По пути из Гаваны Карузо, несмотря на сильнейшую усталость, принял участие в двух благотворительных концертах. В одном из них, организованном фирмой «Виктор» в пользу Ассоциации работников граммофонных компаний, играл также приятель Энрико — русский пианист и композитор Сергей Рахманинов. В Новом Орлеане и Оушен Гроуве Карузо выступал с женой Бруно Дзирато — американской сопрано Ниной Морганой[397]
.Как уже говорилось, Энрико был очень суеверен. Дороти не раз посмеивалась над этой чертой мужа. Однако летом 1920 года ей было явно не до смеха. По представлениям неаполитанцев, принудительная смена дома или места жительства считается плохой приметой, сулящей неприятности. После того как семье Карузо пришлось выехать из отеля «Никербокер», неприятности следовали одна за другой, и Энрико видел в этом вполне отчетливую закономерность. Карузо вернулся домой совершенно измученный поездкой и головными болями, а ведь вскоре ему вновь предстояли гастроли: с конца сентября по конец октября 1920 года он должен был выступить с концертами в Монреале, Торонто, Чикаго, Сент-Поле, Денвере, Омахе, Талсе, Форт-Уорте, Хьюстоне, Шарлотте и Норфолке. Чтобы выдержать такую нагрузку, тенору нужно было отдохнуть и, как обычно, лучшим отдыхом для него была полная смена рода деятельности. Он с удовольствием отдавался своим любимым занятиям, совершенно не связанным с пением.
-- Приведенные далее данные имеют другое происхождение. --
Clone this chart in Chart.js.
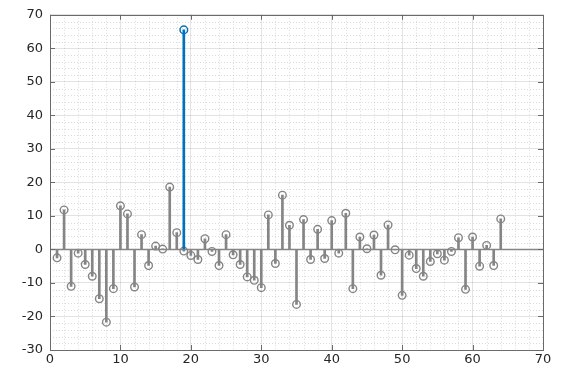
<!DOCTYPE html>
<html>
<head>
<meta charset="utf-8">
<script src="https://cdn.jsdelivr.net/npm/chart.js@4"></script>
<style>
  html, body { margin: 0; padding: 0; background: #fff; }
  #wrap { width: 566px; height: 369px; position: relative; }
</style>
</head>
<body>
<div id="wrap"><canvas id="stemChart"></canvas></div>
<script>
// ─── DATA ─────────────────────────────────────────────────────────────────────
const SAMPLE_VALUES = [
  -2.5, 11.8, -11.0, -1.1, -4.5, -8.0, -14.7, -21.7, -11.7, 13.0,
  10.6, -11.2, 4.4, -4.8, 1.0, 0.1, 18.6, 5.0, -0.5, -1.8,
  -3.0, 3.2, -0.6, -4.8, 4.4, -1.6, -4.5, -8.2, -9.2, -11.4,
  10.3, -4.2, 16.2, 7.2, -16.4, 8.9, -3.0, 6.0, -2.7, 8.6,
  -1.1, 10.8, -11.7, 3.7, 0.2, 4.3, -7.7, 7.3, -0.1, -13.7,
  -1.7, -5.7, -8.0, -3.6, -1.3, -3.2, -0.6, 3.5, -11.9, 3.7,
  -5.0, 1.2, -4.8, 9.1
];
const SAMPLE_N = SAMPLE_VALUES.map((_, i) => i + 1);

const PEAK_N = [19];
const PEAK_VALUES = [65.5];

const X_RANGE = [0, 70];
const Y_RANGE = [-30, 70];
const MAJOR_STEP = 10;
const MINOR_STEP = 2;

// ─── STYLE ────────────────────────────────────────────────────────────────────
const GRAY = "#858585";
const BLUE = "#0072bd";
const AXIS = "#6a6a6a";
const FONT = { family: "DejaVu Sans", size: 13 };

// ─── PLUGINS ──────────────────────────────────────────────────────────────────
const minorGrid = {
  id: "minorGrid",
  beforeDatasetsDraw(chart) {
    const { ctx, chartArea: a, scales: { x, y } } = chart;
    ctx.save();
    ctx.strokeStyle = "rgba(0,0,0,0.14)";
    ctx.lineWidth = 1;
    ctx.setLineDash([1, 2]);
    for (let v = X_RANGE[0]; v <= X_RANGE[1]; v += MINOR_STEP) {
      if (v % MAJOR_STEP === 0) continue;
      const px = Math.round(x.getPixelForValue(v)) + 0.5;
      ctx.beginPath(); ctx.moveTo(px, a.top); ctx.lineTo(px, a.bottom); ctx.stroke();
    }
    for (let v = Y_RANGE[0]; v <= Y_RANGE[1]; v += MINOR_STEP) {
      if (v % MAJOR_STEP === 0) continue;
      const py = Math.round(y.getPixelForValue(v)) + 0.5;
      ctx.beginPath(); ctx.moveTo(a.left, py); ctx.lineTo(a.right, py); ctx.stroke();
    }
    ctx.restore();
  }
};

const axesBox = {
  id: "axesBox",
  afterDraw(chart) {
    const { ctx, chartArea: a, scales: { x, y } } = chart;
    ctx.save();
    ctx.strokeStyle = AXIS;
    ctx.lineWidth = 1;
    ctx.strokeRect(Math.round(a.left) + 0.5, Math.round(a.top) + 0.5,
      Math.round(a.right - a.left), Math.round(a.bottom - a.top));
    const t = 5;
    ctx.beginPath();
    for (let v = X_RANGE[0]; v <= X_RANGE[1]; v += MAJOR_STEP) {
      const px = Math.round(x.getPixelForValue(v)) + 0.5;
      ctx.moveTo(px, a.bottom); ctx.lineTo(px, a.bottom - t);
      ctx.moveTo(px, a.top); ctx.lineTo(px, a.top + t);
    }
    for (let v = Y_RANGE[0]; v <= Y_RANGE[1]; v += MAJOR_STEP) {
      const py = Math.round(y.getPixelForValue(v)) + 0.5;
      ctx.moveTo(a.left, py); ctx.lineTo(a.left + t, py);
      ctx.moveTo(a.right, py); ctx.lineTo(a.right - t, py);
    }
    ctx.stroke();
    ctx.restore();
  }
};

// ─── CHART ────────────────────────────────────────────────────────────────────
const stems = SAMPLE_N.map((n, i) => ({ x: n, y: [0, SAMPLE_VALUES[i]] }));
const heads = SAMPLE_N.map((n, i) => ({ x: n, y: SAMPLE_VALUES[i] }));
const peakStems = PEAK_N.map((n, i) => ({ x: n, y: [0, PEAK_VALUES[i]] }));
const peakHeads = PEAK_N.map((n, i) => ({ x: n, y: PEAK_VALUES[i] }));

new Chart(document.getElementById("stemChart"), {
  type: "bar",
  data: {
    datasets: [
      {
        type: "line", data: [{ x: X_RANGE[0], y: 0 }, { x: X_RANGE[1], y: 0 }],
        borderColor: GRAY, borderWidth: 1.5, pointRadius: 0, order: 5,
      },
      {
        data: stems, backgroundColor: GRAY, borderWidth: 0,
        barThickness: 2, grouped: false, order: 4,
      },
      {
        type: "line", data: heads, showLine: false,
        pointRadius: 3.8, pointBorderWidth: 1.4,
        pointBorderColor: GRAY, pointBackgroundColor: "rgba(255,255,255,0)", order: 3,
      },
      {
        data: peakStems, backgroundColor: BLUE, borderWidth: 0,
        barThickness: 2, grouped: false, order: 2,
      },
      {
        type: "line", data: peakHeads, showLine: false,
        pointRadius: 3.8, pointBorderWidth: 1.5,
        pointBorderColor: BLUE, pointBackgroundColor: "rgba(255,255,255,0)", order: 1,
      },
    ]
  },
  options: {
    responsive: true, maintainAspectRatio: false, animation: false,
    layout: { padding: { left: 0, right: 23, top: 14, bottom: 0 } },
    plugins: { legend: { display: false }, tooltip: { enabled: false } },
    scales: {
      x: {
        type: "linear", min: X_RANGE[0], max: X_RANGE[1], offset: false,
        grid: { color: "rgba(0,0,0,0.11)", drawTicks: false, offset: false },
        border: { display: false },
        ticks: { stepSize: MAJOR_STEP, color: "#262626", font: FONT, padding: 2, maxRotation: 0 },
        afterFit: s => { s.height = 19; },
      },
      y: {
        min: Y_RANGE[0], max: Y_RANGE[1],
        grid: { color: "rgba(0,0,0,0.11)", drawTicks: false },
        border: { display: false },
        ticks: { stepSize: MAJOR_STEP, color: "#262626", font: FONT, padding: 7 },
        afterFit: s => { s.width = 50; },
      }
    }
  },
  plugins: [minorGrid, axesBox]
});
</script>
</body>
</html>
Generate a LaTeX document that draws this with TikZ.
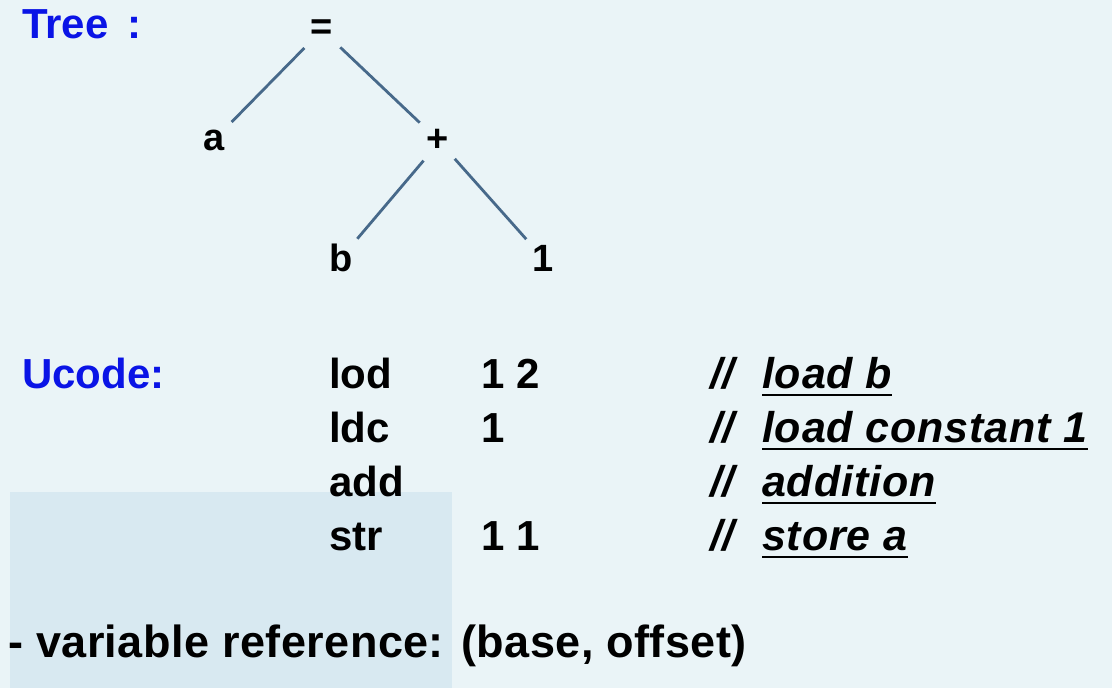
\documentclass[tikz,border=0pt]{standalone}
\usepackage{fontspec}
\setmainfont{Liberation Sans}
\usepackage{xcolor}
\usepackage{tikz}

\definecolor{paper}{HTML}{EAF4F7}
\definecolor{stamp}{HTML}{D8E9F1}
\definecolor{edgeblue}{HTML}{47698A}
\definecolor{titleblue}{HTML}{0A14E6}

\begin{document}
\begin{tikzpicture}[x=1pt, y=-1pt,
    title/.style={anchor=base west, inner sep=0, text=titleblue, font=\fontsize{42}{46}\selectfont\bfseries},
    leaf/.style={circle, minimum size=50pt, inner sep=0, font=\fontsize{38}{42}\selectfont\bfseries},
    edge/.style={draw=edgeblue, line width=2.8pt},
    code/.style={anchor=base west, inner sep=0, font=\fontsize{42}{46}\selectfont\bfseries},
    cmt/.style={anchor=base west, inner sep=0, font=\fontsize{43}{46}\selectfont\bfseries\itshape\addfontfeatures{LetterSpace=2}},
    uline/.style={line width=2pt}]

    % background
    \fill[paper] (0,0) rectangle (1112,688);
    \fill[stamp] (10,492) rectangle (452,688);
    \useasboundingbox (0,0) rectangle (1112,688);

    % tree
    \node[title] (treelbl) at (22,38) {Tree\hspace{0.45em}:};
    \node[leaf] (eq) at (322,30) {=};
    \node[leaf] (a) at (214,140) {a};
    \node[leaf] (plus) at (438,140) {+};
    \node[leaf] (b) at (341,258) {b};
    \node[leaf] (one) at (543,258) {1};

    \draw[edge] (eq) -- (a);
    \draw[edge] (eq) -- (plus);
    \draw[edge] (plus.235) -- (b);
    \draw[edge] (plus) -- (one);

    % ucode
    \node[title] (ucodelbl) at (22,388) {Ucode:};

    \node[code] (op1) at (329,388) {lod};
    \node[code] (op2) at (329,442) {ldc};
    \node[code] (op3) at (329,496) {add};
    \node[code] (op4) at (329,550) {str};

    \node[code] (arg1) at (481,388) {1 2};
    \node[code] (arg2) at (481,442) {1};
    \node[code] (arg4) at (481,550) {1 1};

    \node[cmt] (sl1) at (710,388) {//};
    \node[cmt] (sl2) at (710,442) {//};
    \node[cmt] (sl3) at (710,496) {//};
    \node[cmt] (sl4) at (710,550) {//};

    \node[cmt] (c1) at (762,388) {load b};
    \node[cmt] (c2) at (762,442) {load constant 1};
    \node[cmt] (c3) at (762,496) {addition};
    \node[cmt] (c4) at (762,550) {store a};

    \foreach \i in {1,...,4}
        \draw[uline] ([yshift=-7pt]c\i.base west) -- ([yshift=-7pt]c\i.base east);

    % note
    \node[code, font=\fontsize{45}{48}\selectfont\bfseries\addfontfeatures{LetterSpace=1}] (note) at (8,657) {- variable reference: (base, offset)};

\end{tikzpicture}
\end{document}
Перед гастрольной поездкой Карузо снял в Нью-Йорке апартаменты на последнем этаже 22-этажного «Вандербильт-отеля». Два верхних этажа здания были построены по личному заказу мультимиллионера Альфреда Вандербильта для максимально комфортного проживания наиболее респектабельных людей, включая и его самого. Удивительно, что Карузо, отличавшийся крайним суеверием, на этот раз почему-то не придал значения тому факту, что въезжает в квартиру человека, незадолго до этого трагически погибшего (что также считается весьма плохим предзнаменованием!) — едва ли не самый богатый, одно время, человек в мире, Альфред Вандербильт стал жертвой печально известной катастрофы «Лузитании». Этим апартаментам суждено было стать последним пристанищем Карузо до его отъезда в Италию.
Увы, теперь все чаще будет звучать это слово: «последний». Так, за две недели до отъезда в Канаду, 16 сентября 1920 года в Кэмдене голос Энрико последний раз записывался в студии. Пластинки свидетельствуют, что Карузо все еще находился в отличной вокальной форме. Его темный, баритонального тембра голос звучит роскошно, что признают даже самые строгие исследователи дискографического наследия тенора[398]
. В Америке Карузо уделял записям много внимания и считал это дело одним из важнейших в жизни. Он собирал и бережно хранил все свои пластинки, часто их сам слушал, причем каждую имел в нескольких экземплярах, так как часто высылал или раздаривал их знакомым. Интересно, что, по свидетельству младшего сына тенора, после смерти Карузо в его собрании не нашлось ни одной записи коллег. Кроме его собственных записей, там было всего несколько пластинок с эстрадной музыкой[399].В числе прочего Карузо в этой звукозаписывающей сессии напел два фрагмента из «Pettite Messe Solennelle» («Маленькой Торжественной мессы») Д. Россини — «Domine Deus» и «Crucifixus». Последние запечатленные тогда слова великого тенора о судьбе Иисуса: «Passus et sepultus est» — «Страдал и был погребен»…
Двадцать седьмого сентября, в Монреале, в Канаде, начался последний в жизни Карузо гастрольный тур. Заканчивался он в североамериканских штатах. В гастролях тенора сопровождали юная сопрано из Канзаса Алиса Мириам и американский скрипач немецкого происхождения Альберт Штоссель (Стоуссел). Программа была стереотипной: несколько оперных арий, дуэтов, песен, инструментальных номеров. Великого тенора всюду принимали с большим энтузиазмом.